====== DATA PROVIDED ======

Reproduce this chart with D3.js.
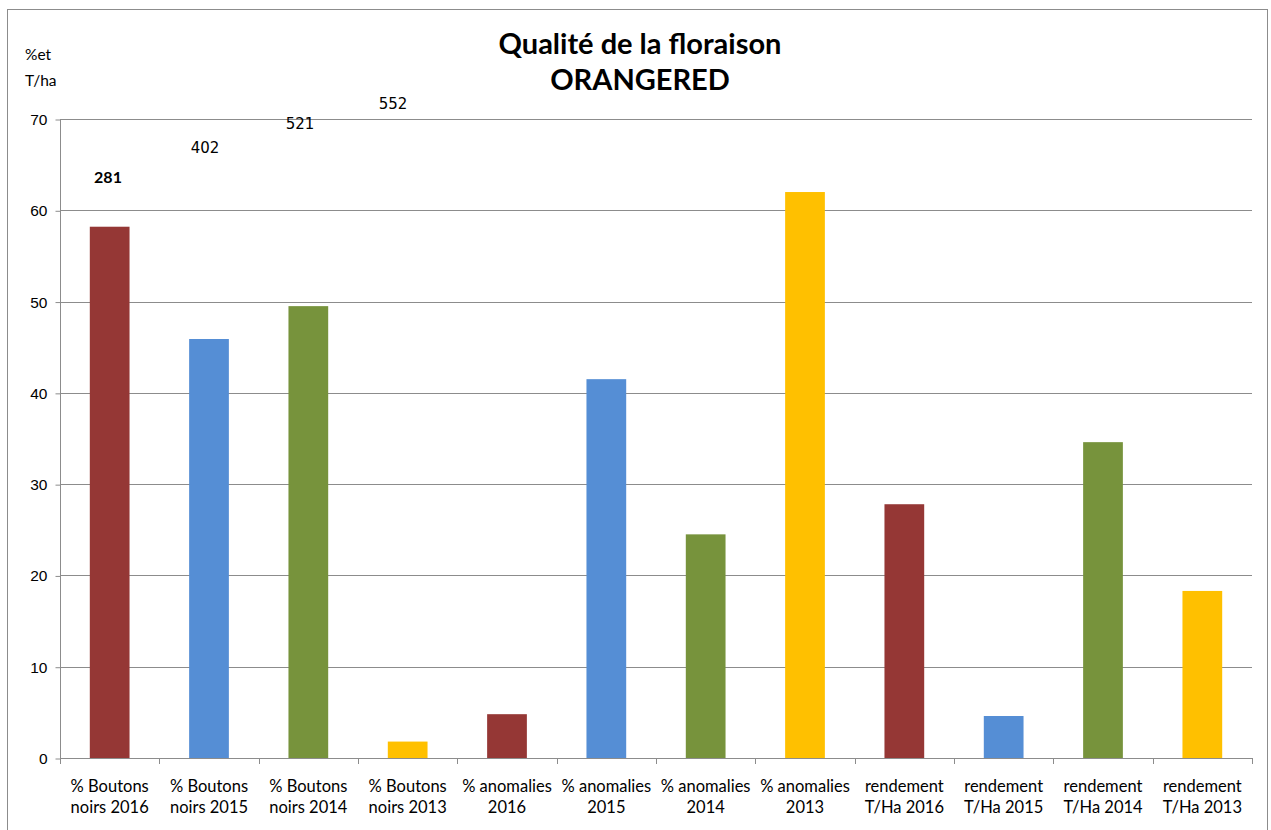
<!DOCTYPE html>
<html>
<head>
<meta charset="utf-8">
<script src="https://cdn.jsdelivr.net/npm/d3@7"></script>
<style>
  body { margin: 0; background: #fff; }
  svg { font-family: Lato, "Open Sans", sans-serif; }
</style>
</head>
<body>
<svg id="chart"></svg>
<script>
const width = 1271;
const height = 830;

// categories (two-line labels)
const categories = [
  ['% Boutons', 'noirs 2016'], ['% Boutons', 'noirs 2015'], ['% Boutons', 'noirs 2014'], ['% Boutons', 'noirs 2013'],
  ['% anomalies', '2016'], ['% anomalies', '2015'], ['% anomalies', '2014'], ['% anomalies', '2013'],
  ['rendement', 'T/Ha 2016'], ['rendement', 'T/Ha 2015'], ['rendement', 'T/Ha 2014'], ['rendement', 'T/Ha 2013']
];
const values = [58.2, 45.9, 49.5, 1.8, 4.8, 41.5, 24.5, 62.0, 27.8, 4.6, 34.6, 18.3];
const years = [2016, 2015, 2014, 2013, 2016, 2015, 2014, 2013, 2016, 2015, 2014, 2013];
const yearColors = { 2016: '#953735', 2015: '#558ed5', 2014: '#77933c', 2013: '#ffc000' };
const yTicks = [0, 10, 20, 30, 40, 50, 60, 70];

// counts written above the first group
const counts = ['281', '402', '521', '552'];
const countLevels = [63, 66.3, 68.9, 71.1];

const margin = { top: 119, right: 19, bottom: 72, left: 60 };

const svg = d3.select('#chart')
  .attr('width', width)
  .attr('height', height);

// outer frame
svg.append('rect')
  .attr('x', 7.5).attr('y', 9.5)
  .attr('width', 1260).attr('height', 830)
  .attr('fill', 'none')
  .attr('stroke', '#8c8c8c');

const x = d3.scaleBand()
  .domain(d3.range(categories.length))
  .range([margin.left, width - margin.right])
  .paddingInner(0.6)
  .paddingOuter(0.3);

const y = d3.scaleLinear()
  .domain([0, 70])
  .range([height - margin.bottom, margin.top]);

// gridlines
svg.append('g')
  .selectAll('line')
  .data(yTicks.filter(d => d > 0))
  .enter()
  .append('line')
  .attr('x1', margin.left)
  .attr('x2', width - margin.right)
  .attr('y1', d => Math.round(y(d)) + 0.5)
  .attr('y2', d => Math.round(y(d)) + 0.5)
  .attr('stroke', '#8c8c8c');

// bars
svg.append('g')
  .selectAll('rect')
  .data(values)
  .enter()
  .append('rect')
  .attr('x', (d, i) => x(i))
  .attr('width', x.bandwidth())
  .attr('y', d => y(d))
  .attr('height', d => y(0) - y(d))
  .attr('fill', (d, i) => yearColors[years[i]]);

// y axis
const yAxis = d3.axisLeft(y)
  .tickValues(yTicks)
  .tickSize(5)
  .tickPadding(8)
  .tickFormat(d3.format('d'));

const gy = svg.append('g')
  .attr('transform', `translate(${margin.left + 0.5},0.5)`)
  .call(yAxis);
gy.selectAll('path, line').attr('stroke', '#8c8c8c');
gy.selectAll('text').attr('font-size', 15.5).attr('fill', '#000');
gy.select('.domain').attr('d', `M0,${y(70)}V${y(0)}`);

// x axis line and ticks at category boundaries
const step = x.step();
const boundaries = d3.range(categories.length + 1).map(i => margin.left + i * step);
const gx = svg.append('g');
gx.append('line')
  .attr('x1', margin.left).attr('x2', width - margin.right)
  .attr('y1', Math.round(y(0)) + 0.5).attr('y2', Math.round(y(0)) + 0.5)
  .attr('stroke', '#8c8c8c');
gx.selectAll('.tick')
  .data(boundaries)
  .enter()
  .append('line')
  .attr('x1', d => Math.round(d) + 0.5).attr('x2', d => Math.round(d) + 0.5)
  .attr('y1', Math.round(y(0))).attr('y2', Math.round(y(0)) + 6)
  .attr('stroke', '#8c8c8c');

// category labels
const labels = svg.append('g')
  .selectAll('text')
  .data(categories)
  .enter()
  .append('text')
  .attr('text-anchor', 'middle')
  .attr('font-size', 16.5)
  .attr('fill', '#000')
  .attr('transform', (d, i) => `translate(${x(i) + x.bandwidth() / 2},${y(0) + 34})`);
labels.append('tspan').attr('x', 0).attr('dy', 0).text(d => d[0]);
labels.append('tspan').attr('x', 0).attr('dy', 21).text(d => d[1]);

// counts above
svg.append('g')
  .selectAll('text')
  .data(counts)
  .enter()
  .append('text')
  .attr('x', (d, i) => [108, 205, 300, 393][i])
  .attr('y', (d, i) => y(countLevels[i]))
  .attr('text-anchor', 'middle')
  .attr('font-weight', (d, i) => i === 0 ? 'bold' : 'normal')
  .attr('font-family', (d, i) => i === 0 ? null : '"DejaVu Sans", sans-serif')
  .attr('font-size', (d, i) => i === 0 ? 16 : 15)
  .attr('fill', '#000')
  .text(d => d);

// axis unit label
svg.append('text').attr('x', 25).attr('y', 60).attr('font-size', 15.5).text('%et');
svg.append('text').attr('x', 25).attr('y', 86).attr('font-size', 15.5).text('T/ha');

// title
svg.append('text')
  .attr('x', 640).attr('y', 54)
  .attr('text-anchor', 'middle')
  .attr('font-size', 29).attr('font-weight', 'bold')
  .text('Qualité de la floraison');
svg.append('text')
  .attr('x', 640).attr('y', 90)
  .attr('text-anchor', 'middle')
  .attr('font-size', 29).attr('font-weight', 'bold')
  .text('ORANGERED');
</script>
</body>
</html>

======
====== DATA PROVIDED ======

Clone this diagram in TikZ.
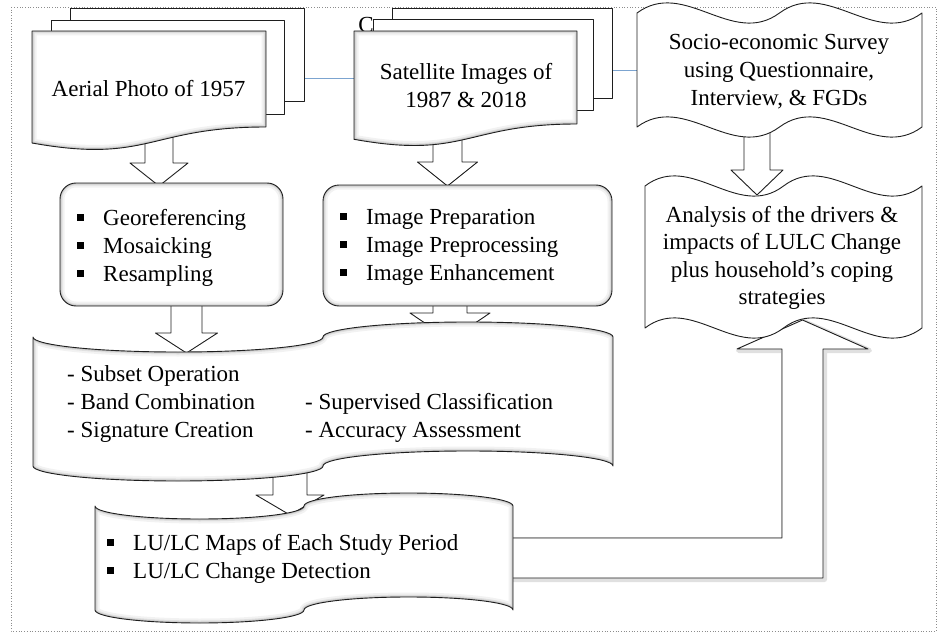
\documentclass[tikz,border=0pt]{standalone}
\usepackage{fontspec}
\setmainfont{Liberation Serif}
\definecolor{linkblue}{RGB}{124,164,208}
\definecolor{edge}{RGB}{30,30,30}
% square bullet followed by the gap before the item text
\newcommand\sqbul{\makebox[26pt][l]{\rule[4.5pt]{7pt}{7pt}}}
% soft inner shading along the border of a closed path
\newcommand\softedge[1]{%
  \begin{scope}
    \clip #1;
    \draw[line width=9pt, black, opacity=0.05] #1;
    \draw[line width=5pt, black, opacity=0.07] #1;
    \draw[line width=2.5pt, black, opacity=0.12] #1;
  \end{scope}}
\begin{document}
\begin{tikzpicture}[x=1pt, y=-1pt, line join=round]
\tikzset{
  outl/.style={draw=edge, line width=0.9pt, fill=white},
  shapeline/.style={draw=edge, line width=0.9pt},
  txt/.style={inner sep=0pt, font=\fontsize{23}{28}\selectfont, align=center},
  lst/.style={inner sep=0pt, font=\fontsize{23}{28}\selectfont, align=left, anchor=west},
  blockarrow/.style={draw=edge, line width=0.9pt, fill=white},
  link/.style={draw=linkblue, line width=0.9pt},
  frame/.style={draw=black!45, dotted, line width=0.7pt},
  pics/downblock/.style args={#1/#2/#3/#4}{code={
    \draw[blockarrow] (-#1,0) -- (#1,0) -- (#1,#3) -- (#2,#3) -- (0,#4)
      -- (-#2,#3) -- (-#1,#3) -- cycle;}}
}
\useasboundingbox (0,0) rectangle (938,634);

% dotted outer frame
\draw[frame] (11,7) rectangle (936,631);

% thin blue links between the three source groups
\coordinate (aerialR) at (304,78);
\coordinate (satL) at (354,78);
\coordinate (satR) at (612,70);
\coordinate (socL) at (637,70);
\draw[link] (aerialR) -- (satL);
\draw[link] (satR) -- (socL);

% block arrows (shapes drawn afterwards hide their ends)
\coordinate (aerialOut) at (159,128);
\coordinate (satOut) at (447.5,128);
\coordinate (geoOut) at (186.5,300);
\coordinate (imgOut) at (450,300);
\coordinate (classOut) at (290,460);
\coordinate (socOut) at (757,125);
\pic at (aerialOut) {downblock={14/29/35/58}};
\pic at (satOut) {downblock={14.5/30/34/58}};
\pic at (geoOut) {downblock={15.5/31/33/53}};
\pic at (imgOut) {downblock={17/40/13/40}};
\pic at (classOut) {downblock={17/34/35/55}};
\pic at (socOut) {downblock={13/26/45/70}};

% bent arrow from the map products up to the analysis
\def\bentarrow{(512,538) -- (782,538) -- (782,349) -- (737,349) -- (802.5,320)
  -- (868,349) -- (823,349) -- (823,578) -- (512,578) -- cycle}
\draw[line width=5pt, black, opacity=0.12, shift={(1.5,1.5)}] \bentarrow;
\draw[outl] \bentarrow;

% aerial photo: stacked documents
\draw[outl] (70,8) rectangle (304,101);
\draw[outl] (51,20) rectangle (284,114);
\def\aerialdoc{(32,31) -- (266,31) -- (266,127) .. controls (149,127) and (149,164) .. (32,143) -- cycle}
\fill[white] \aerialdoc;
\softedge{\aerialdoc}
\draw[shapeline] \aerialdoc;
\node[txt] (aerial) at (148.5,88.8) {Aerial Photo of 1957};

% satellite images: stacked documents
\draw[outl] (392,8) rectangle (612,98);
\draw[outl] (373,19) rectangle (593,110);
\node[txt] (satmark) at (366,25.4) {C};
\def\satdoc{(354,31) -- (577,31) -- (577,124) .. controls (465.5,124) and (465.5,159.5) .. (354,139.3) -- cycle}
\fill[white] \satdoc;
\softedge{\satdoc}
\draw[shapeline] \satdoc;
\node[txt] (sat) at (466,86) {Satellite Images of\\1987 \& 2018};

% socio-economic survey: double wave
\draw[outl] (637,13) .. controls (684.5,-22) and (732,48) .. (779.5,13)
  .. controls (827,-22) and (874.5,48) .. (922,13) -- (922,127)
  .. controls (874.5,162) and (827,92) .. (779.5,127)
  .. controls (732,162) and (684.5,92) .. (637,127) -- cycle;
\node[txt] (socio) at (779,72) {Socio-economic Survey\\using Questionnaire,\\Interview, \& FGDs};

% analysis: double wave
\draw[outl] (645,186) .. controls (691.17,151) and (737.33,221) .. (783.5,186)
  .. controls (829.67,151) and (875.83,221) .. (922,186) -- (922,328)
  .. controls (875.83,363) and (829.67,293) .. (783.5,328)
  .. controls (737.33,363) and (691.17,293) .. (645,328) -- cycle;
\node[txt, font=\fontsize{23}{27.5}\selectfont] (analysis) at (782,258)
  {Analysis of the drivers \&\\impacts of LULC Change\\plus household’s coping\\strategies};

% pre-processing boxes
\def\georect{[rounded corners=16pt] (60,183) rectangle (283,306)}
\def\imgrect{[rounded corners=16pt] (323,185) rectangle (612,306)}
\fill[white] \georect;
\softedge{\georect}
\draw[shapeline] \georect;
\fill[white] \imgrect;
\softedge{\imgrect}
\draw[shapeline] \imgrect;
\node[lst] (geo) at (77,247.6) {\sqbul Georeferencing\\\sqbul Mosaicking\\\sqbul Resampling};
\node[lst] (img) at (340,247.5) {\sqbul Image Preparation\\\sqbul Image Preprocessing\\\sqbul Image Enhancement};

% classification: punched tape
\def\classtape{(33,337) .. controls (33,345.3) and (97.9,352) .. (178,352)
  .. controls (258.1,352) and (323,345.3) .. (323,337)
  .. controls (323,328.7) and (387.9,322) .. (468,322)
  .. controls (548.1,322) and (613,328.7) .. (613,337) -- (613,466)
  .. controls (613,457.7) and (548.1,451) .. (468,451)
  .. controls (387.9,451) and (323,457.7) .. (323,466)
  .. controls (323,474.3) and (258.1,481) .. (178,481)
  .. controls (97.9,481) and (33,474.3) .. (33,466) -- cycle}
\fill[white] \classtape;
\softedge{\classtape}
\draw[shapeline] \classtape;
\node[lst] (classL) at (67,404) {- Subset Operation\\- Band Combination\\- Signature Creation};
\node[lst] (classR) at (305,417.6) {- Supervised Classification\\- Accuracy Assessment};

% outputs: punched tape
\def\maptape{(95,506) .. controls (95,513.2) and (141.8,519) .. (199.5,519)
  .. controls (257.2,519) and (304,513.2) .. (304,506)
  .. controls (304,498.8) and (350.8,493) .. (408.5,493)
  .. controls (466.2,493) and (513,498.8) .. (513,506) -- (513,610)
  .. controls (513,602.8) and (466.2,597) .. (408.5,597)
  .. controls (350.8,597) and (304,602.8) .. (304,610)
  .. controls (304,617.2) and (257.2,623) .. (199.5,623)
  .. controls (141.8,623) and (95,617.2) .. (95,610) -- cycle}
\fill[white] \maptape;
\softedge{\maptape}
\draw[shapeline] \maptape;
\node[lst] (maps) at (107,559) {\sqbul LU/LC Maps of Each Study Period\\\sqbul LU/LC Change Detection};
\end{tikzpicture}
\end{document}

======
====== DATA PROVIDED ======

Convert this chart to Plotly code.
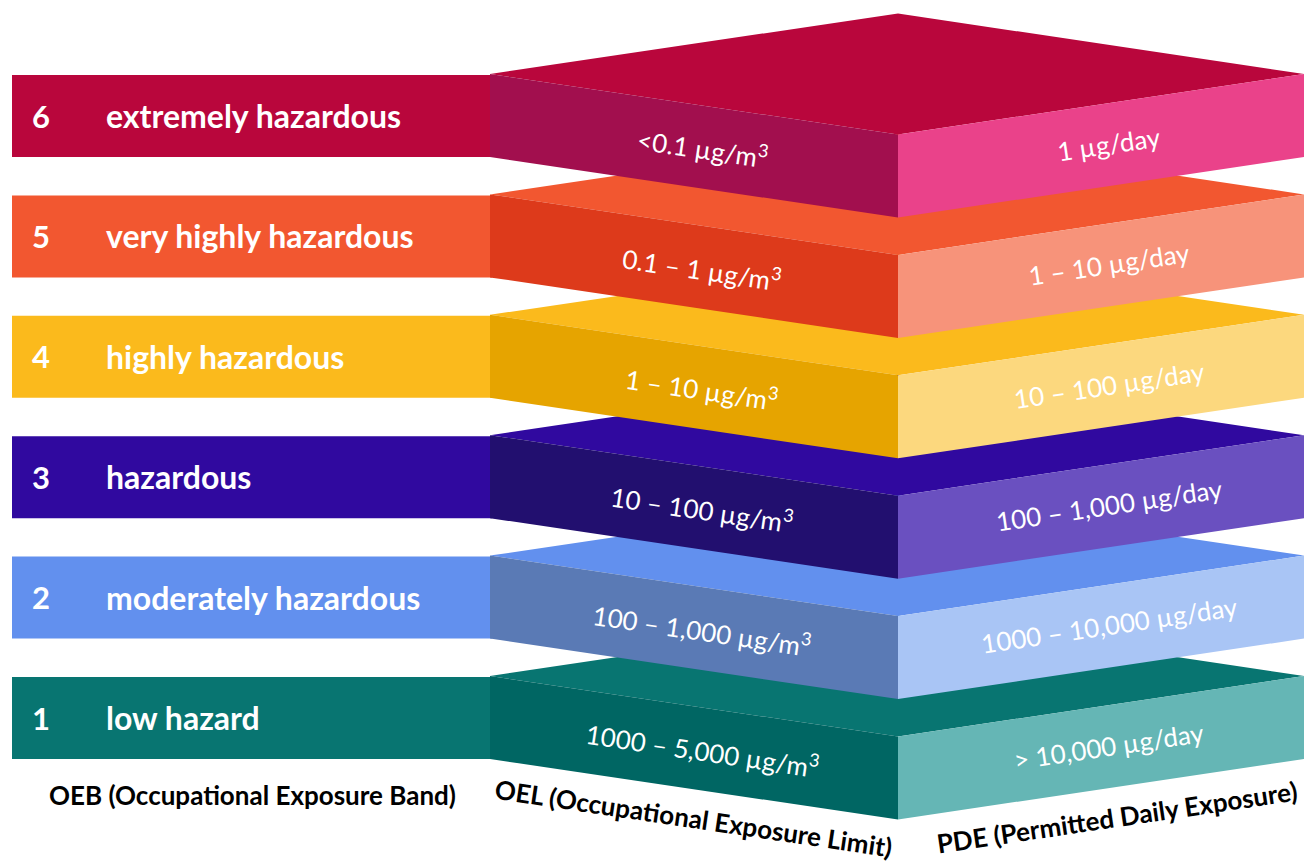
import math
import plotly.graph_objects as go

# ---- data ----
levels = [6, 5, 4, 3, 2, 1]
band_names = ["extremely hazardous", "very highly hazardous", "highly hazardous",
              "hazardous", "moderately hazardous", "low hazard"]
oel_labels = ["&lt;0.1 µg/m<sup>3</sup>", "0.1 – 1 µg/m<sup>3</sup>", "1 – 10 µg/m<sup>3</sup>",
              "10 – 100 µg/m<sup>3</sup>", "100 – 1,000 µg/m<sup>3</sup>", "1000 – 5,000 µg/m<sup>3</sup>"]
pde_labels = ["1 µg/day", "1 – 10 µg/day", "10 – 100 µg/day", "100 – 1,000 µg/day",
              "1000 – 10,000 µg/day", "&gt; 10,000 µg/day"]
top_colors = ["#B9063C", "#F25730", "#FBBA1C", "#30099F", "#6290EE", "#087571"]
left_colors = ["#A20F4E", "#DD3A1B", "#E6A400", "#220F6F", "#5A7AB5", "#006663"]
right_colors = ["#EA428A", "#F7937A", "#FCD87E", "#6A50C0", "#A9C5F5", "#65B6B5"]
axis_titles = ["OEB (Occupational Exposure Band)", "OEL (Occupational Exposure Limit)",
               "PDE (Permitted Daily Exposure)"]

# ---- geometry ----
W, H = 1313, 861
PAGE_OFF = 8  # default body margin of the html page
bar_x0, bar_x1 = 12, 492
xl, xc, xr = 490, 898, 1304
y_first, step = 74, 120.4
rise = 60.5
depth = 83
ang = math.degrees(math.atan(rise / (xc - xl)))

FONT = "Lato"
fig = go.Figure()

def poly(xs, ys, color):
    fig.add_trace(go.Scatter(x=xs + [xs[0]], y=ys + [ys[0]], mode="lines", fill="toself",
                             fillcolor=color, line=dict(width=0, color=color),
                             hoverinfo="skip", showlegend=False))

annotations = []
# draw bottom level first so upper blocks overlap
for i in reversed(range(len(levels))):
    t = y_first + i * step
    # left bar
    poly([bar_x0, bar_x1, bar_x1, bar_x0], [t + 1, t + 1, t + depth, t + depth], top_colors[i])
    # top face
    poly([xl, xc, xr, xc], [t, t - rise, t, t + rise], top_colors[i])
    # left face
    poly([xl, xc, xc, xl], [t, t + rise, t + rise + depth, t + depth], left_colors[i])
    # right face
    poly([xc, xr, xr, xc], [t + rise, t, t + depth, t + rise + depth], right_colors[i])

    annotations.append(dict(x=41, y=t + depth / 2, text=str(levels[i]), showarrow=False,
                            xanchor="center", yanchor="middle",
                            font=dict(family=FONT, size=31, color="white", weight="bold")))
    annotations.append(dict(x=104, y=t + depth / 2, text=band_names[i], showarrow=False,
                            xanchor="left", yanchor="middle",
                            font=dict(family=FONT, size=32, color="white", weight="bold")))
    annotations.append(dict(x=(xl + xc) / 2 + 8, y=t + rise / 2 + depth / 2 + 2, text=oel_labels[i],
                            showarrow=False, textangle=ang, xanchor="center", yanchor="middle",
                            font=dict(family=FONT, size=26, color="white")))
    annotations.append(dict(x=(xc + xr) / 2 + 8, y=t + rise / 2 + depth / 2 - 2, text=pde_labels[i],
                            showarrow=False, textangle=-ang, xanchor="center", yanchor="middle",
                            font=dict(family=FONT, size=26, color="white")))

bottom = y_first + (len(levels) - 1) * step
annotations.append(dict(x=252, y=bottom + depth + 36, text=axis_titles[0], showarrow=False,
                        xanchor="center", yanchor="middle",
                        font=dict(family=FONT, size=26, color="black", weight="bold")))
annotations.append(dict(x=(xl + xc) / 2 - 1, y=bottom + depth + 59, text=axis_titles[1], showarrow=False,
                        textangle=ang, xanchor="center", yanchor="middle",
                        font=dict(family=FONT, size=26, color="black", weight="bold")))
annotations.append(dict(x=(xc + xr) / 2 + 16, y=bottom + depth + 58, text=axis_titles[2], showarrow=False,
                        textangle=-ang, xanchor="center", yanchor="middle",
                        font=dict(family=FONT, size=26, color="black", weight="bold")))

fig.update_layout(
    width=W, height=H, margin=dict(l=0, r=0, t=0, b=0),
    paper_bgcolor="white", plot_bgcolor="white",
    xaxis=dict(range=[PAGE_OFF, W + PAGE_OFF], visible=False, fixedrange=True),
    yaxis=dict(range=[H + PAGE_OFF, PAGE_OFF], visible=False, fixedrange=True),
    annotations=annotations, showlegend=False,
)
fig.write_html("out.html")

======

Exactly and only the lines from the line with "Clone this diagram in TikZ." to the line with "(satR) -- (socL);", both ends included, should be echoed. Do not carry over the pictures.

▶ _WORKED ANSWER_
Clone this diagram in TikZ.
\documentclass[tikz,border=0pt]{standalone}
\usepackage{fontspec}
\setmainfont{Liberation Serif}
\definecolor{linkblue}{RGB}{124,164,208}
\definecolor{edge}{RGB}{30,30,30}
% square bullet followed by the gap before the item text
\newcommand\sqbul{\makebox[26pt][l]{\rule[4.5pt]{7pt}{7pt}}}
% soft inner shading along the border of a closed path
\newcommand\softedge[1]{%
  \begin{scope}
    \clip #1;
    \draw[line width=9pt, black, opacity=0.05] #1;
    \draw[line width=5pt, black, opacity=0.07] #1;
    \draw[line width=2.5pt, black, opacity=0.12] #1;
  \end{scope}}
\begin{document}
\begin{tikzpicture}[x=1pt, y=-1pt, line join=round]
\tikzset{
  outl/.style={draw=edge, line width=0.9pt, fill=white},
  shapeline/.style={draw=edge, line width=0.9pt},
  txt/.style={inner sep=0pt, font=\fontsize{23}{28}\selectfont, align=center},
  lst/.style={inner sep=0pt, font=\fontsize{23}{28}\selectfont, align=left, anchor=west},
  blockarrow/.style={draw=edge, line width=0.9pt, fill=white},
  link/.style={draw=linkblue, line width=0.9pt},
  frame/.style={draw=black!45, dotted, line width=0.7pt},
  pics/downblock/.style args={#1/#2/#3/#4}{code={
    \draw[blockarrow] (-#1,0) -- (#1,0) -- (#1,#3) -- (#2,#3) -- (0,#4)
      -- (-#2,#3) -- (-#1,#3) -- cycle;}}
}
\useasboundingbox (0,0) rectangle (938,634);

% dotted outer frame
\draw[frame] (11,7) rectangle (936,631);

% thin blue links between the three source groups
\coordinate (aerialR) at (304,78);
\coordinate (satL) at (354,78);
\coordinate (satR) at (612,70);
\coordinate (socL) at (637,70);
\draw[link] (aerialR) -- (satL);
\draw[link] (satR) -- (socL);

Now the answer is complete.